● **WHAT TO WORK ON**:
In the listing that follows, the range to quote begins at the line that has "Emit a Python" and ends after the line that has "birth_x = 21"; quote it verbatim and add nothing.
=== PROVIDED RECORDS ===
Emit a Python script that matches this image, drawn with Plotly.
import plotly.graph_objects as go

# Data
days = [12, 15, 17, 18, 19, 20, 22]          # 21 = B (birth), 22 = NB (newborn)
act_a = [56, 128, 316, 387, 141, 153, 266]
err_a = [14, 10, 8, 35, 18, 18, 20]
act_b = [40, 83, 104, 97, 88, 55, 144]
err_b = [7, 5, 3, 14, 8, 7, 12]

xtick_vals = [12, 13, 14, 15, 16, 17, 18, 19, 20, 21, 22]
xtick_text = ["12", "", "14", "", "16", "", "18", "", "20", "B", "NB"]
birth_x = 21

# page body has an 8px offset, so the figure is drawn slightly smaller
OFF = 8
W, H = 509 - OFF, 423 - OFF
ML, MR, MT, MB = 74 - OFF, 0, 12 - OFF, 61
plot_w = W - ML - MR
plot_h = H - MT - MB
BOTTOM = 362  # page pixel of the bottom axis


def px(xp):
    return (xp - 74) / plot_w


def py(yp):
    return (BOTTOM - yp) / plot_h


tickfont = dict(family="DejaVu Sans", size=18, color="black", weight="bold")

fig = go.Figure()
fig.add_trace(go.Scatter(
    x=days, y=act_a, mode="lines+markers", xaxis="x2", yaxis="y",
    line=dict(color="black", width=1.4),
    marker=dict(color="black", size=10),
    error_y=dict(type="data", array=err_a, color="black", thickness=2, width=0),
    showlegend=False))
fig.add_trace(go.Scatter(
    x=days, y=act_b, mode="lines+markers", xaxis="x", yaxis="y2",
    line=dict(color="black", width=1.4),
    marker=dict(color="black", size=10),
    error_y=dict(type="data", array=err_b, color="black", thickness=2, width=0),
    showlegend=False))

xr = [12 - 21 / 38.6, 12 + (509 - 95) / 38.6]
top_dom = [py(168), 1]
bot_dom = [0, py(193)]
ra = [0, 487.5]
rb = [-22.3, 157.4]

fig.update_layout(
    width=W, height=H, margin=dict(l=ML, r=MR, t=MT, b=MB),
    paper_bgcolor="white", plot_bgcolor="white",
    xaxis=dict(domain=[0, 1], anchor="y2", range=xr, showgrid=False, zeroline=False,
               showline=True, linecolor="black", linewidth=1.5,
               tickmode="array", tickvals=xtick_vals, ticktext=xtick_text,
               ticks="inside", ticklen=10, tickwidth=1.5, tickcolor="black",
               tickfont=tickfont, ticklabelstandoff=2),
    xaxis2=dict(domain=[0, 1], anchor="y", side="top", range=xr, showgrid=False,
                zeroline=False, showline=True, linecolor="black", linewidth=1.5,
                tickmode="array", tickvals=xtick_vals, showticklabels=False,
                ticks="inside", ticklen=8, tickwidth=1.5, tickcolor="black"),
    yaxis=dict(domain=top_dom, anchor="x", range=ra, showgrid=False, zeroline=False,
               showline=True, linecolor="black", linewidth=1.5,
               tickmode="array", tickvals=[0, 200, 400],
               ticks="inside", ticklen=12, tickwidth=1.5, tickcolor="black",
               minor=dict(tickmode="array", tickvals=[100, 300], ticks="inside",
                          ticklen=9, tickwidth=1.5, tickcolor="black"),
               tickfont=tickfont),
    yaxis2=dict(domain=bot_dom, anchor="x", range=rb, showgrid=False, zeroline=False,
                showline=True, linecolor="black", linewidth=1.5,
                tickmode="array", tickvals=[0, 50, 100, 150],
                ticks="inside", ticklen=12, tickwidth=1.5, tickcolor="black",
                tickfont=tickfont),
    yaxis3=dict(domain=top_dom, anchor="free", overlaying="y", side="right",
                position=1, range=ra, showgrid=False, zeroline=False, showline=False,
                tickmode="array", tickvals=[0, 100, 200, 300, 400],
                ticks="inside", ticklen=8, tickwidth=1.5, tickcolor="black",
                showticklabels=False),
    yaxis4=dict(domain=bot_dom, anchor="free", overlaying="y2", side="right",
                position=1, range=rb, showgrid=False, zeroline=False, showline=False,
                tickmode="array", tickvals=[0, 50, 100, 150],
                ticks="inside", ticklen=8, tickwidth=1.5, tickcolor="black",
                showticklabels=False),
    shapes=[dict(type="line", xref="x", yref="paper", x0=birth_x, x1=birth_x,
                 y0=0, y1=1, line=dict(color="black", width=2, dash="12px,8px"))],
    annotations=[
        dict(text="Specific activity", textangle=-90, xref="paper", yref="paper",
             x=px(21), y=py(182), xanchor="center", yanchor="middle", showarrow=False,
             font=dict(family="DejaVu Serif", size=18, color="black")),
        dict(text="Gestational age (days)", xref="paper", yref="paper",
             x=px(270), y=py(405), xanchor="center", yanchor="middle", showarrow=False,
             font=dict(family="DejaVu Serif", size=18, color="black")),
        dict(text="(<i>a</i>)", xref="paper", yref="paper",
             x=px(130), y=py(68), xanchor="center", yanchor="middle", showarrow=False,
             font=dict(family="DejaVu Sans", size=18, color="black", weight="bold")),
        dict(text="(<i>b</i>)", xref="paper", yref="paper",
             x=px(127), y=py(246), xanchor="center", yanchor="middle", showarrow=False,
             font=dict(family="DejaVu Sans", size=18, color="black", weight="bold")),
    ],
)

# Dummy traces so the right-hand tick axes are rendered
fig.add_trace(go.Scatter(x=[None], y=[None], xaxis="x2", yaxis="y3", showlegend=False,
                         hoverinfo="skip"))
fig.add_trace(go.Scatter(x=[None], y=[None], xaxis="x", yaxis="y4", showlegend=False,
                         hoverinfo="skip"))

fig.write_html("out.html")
===
=== PROVIDED RECORDS ===
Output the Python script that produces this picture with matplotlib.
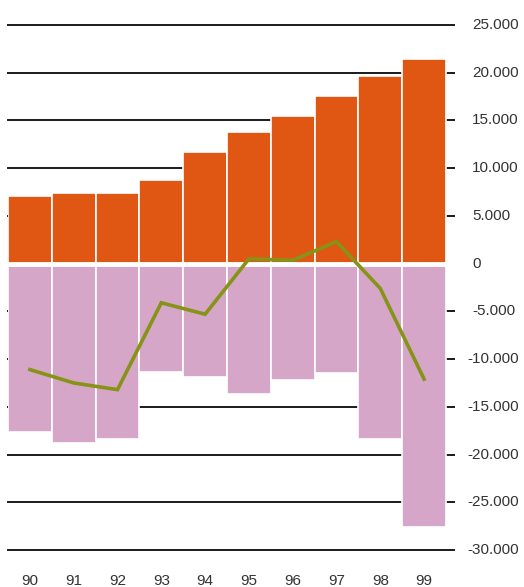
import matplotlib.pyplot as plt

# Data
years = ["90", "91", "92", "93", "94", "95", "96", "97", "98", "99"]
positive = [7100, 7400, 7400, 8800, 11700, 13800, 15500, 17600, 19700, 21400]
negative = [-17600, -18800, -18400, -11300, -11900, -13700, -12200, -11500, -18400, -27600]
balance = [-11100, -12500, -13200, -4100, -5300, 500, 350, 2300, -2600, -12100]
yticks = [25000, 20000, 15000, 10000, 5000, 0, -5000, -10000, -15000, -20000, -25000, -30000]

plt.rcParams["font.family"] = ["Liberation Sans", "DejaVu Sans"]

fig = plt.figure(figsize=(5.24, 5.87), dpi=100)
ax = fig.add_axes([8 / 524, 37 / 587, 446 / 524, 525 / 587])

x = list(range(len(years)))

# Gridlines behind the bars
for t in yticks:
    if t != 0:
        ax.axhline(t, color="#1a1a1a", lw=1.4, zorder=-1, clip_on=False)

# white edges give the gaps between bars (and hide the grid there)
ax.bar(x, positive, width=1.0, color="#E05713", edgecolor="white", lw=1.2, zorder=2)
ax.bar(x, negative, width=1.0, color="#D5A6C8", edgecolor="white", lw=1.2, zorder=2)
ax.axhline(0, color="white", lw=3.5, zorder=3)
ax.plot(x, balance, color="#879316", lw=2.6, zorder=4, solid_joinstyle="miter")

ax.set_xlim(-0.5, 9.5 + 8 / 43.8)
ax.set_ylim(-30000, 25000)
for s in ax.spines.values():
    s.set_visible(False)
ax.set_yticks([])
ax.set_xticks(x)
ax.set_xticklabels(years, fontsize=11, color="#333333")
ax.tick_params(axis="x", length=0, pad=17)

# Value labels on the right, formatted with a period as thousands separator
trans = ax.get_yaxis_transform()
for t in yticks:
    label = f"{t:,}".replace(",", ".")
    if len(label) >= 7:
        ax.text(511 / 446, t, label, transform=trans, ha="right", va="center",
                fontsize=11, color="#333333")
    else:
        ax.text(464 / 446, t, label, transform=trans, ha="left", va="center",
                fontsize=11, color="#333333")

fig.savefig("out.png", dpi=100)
===
● **SOLUTION FOR THIS EXERCISE**:
Emit a Python script that matches this image, drawn with Plotly.
import plotly.graph_objects as go

# Data
days = [12, 15, 17, 18, 19, 20, 22]          # 21 = B (birth), 22 = NB (newborn)
act_a = [56, 128, 316, 387, 141, 153, 266]
err_a = [14, 10, 8, 35, 18, 18, 20]
act_b = [40, 83, 104, 97, 88, 55, 144]
err_b = [7, 5, 3, 14, 8, 7, 12]

xtick_vals = [12, 13, 14, 15, 16, 17, 18, 19, 20, 21, 22]
xtick_text = ["12", "", "14", "", "16", "", "18", "", "20", "B", "NB"]
birth_x = 21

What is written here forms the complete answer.